March 24: Today the Supreme Court of India struck down Section 66A of the IT Act, declaring it 'unconstitutional'. The law was being perversely wielded by the establishment to silence political critics on social networking sites.
The wife has been brooding ever since news broke out. She was half hoping they will book me under the Act and throw away the key one day. Now she must resign to a lifetime of cynical comments and relentless trolling on her Facebook posts. She is tired of making excuses when quizzed about my politically incorrect Meme uploads by relatives at family dinners (as if it wasn't enough being married to a man who is as incongruous at such events as a dish of pork-ribs at an Iftar feast).
A screenshot of my trolling rampage on the wife's Instagram upload.

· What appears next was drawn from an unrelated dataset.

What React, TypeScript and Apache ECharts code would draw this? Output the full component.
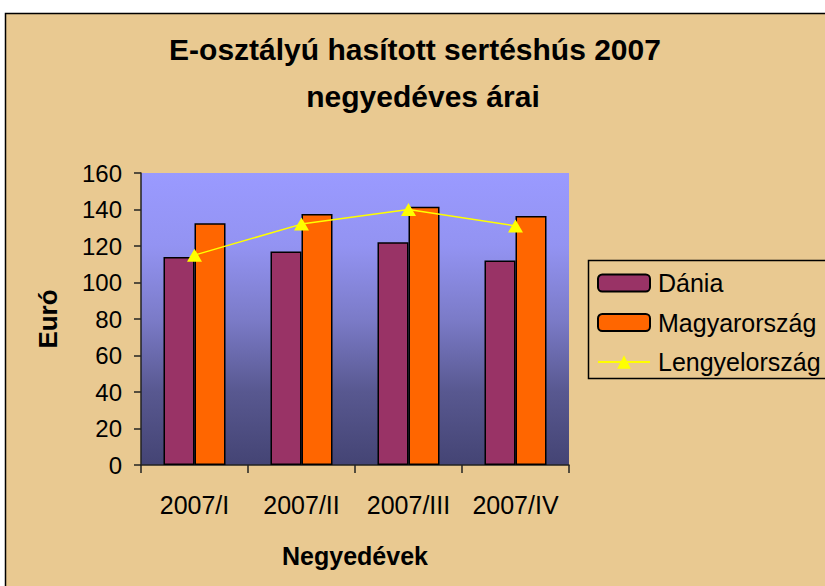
import React, { useEffect, useRef } from "react";
import * as echarts from "echarts";

const categories = ["2007/I", "2007/II", "2007/III", "2007/IV"];
const dania = [114, 117, 122, 112];
const magyarorszag = [132.5, 137.5, 141.5, 136.5];
const lengyelorszag = [115, 132, 140, 131];
const titleLine1 = "E-osztályú hasított sertéshús 2007";
const titleLine2 = "negyedéves árai";

const FONT = "'Liberation Sans', Arial, sans-serif";
const BG = "#E9C991";

export default function App() {
  const ref = useRef<HTMLDivElement>(null);
  useEffect(() => {
    if (!ref.current) return;
    const chart = echarts.init(ref.current, undefined, { renderer: "svg" });
    chart.setOption({
      animation: false,
      backgroundColor: "#ffffff",
      textStyle: { fontFamily: FONT },
      graphic: [
        {
          type: "rect",
          z: -10,
          silent: true,
          shape: { x: 5.5, y: 13.5, width: 830, height: 590 },
          style: { fill: BG, stroke: "#000", lineWidth: 1.5 },
        },
        {
          type: "rect",
          z: -5,
          silent: true,
          shape: { x: 588.5, y: 260.5, width: 250, height: 118 },
          style: { fill: "transparent", stroke: "#000", lineWidth: 1.5 },
        },
      ],
      title: [
        {
          text: titleLine1,
          left: 415,
          top: 34,
          padding: 0,
          textAlign: "center",
          textStyle: { fontFamily: FONT, fontSize: 30, fontWeight: "bold", color: "#000" },
        },
        {
          text: titleLine2,
          left: 423,
          top: 81,
          padding: 0,
          textAlign: "center",
          textStyle: { fontFamily: FONT, fontSize: 30, fontWeight: "bold", color: "#000" },
        },
      ],
      legend: {
        orient: "vertical",
        left: 597,
        top: 270.5,
        padding: 0,
        itemWidth: 52,
        itemHeight: 17,
        itemGap: 14.5,
        data: ["Dánia", "Magyarország", "Lengyelország"],
        textStyle: {
          fontFamily: FONT,
          fontSize: 25,
          color: "#000",
          padding: [0, 0, 0, 3],
        },
      },
      grid: {
        left: 141,
        right: 256,
        top: 173,
        bottom: 121,
        show: true,
        borderWidth: 0,
        backgroundColor: new echarts.graphic.LinearGradient(0, 0, 0, 1, [
          { offset: 0, color: "#9A9AFF" },
          { offset: 0.25, color: "#9393F2" },
          { offset: 0.5, color: "#7B7BC8" },
          { offset: 0.75, color: "#585890" },
          { offset: 1, color: "#444474" },
        ]),
      },
      xAxis: {
        type: "category",
        data: categories,
        name: "Negyedévek",
        nameLocation: "middle",
        nameGap: 78,
        nameTextStyle: { fontFamily: FONT, fontSize: 25, fontWeight: "bold", color: "#000" },
        axisLine: { lineStyle: { color: "#222", width: 1.5 } },
        axisTick: { show: true, length: 8, lineStyle: { color: "#222", width: 1.5 } },
        axisLabel: { fontFamily: FONT, fontSize: 25, color: "#000", margin: 27, interval: 0 },
      },
      yAxis: {
        type: "value",
        min: 0,
        max: 160,
        interval: 20,
        name: "Euró",
        nameLocation: "middle",
        nameGap: 80,
        nameRotate: 90,
        nameTextStyle: { fontFamily: FONT, fontSize: 26, fontWeight: "bold", color: "#000" },
        axisLine: { show: true, lineStyle: { color: "#222", width: 1.5 } },
        axisTick: { show: true, length: 7, lineStyle: { color: "#222", width: 1.5 } },
        axisLabel: { fontFamily: FONT, fontSize: 24, color: "#000", margin: 19 },
        splitLine: { show: false },
      },
      series: [
        {
          name: "Dánia",
          type: "bar",
          data: dania,
          barWidth: 31,
          barGap: "0%",
          itemStyle: { color: "#993366", borderColor: "#000", borderWidth: 1.5 },
        },
        {
          name: "Magyarország",
          type: "bar",
          data: magyarorszag,
          barWidth: 31,
          barGap: "0%",
          itemStyle: { color: "#FF6600", borderColor: "#000", borderWidth: 1.5 },
        },
        {
          name: "Lengyelország",
          type: "line",
          data: lengyelorszag,
          symbol: "triangle",
          symbolSize: [15, 13],
          z: 5,
          lineStyle: { color: "#FFFF00", width: 1.5 },
          itemStyle: { color: "#FFFF00" },
        },
      ],
    });
    return () => chart.dispose();
  }, []);
  return (
    <div
      ref={ref}
      style={{ position: "fixed", left: 0, top: 0, width: 825, height: 586 }}
    />
  );
}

The things she has to endure ever since she signed the dotted line, "for better or for worse"...While the court's decision comes as a relief to champions of liberalism and armchair activists such as Your's Truly, this war is far from over. For instance the judgement does not provide immunity against blasphemy. So our imaginary friend in the sky along with his entourage of side-kick shamans and their second-rate works of fiction, still have the iron clad shield of Section 295A to protect their fragile probity.
Freedom of expression has always been a sacrificial lamb at the altar of multiculturalism in my country; where 'maintaining communal harmony' and 'respecting sentiments' precedes this inconvenient canon of democracy.
Those who seek to curtail free speech need to ask themselves: What if the British had not outlawed 'sati' in 1829 out of "respect" for the beliefs of the majority of Indians? What if Behramji Malbari had not spoken out against the inhuman treatment of widows all those years ago? What if Ram Mohan Roy and Vivekanand had cowered in the face of blasphemy laws? We would probably still be burning our women on their dead husband's funeral pyre; shunning our neighbours for being on a lower rung of a casteist social ladder and marrying our pre-pubescent girls to old widowers (well some demons still haven't been exorcised completely I guess).
As UK's parliamentary candidate Maajid Nawaz succinctly sums it up in this stirring address at the Liberal Democrat Conference a few days ago:
“I have a right to feel offended at anything. But I have no right to demand that you do not offend me”.
Today's iconoclasts will be hailed as tomorrow's social reformers. Mocking and ridiculing beliefs is the best way to challenge the social ills and moral paradigms that stem from archaic doctrines. Even if our morals are (falsely) believed to have a transcendent source in heavens. They need periodic revision nevertheless.
Today let us celebrate this small yet significant victory. For tomorrow we must brace ourselves for another battle! Meanwhile, I must remember to order a Nine West clutch for the wife before hitting 'Publish'. I have yet to find a statute in the Indian Penal Code that can protect me from her infernal scorn.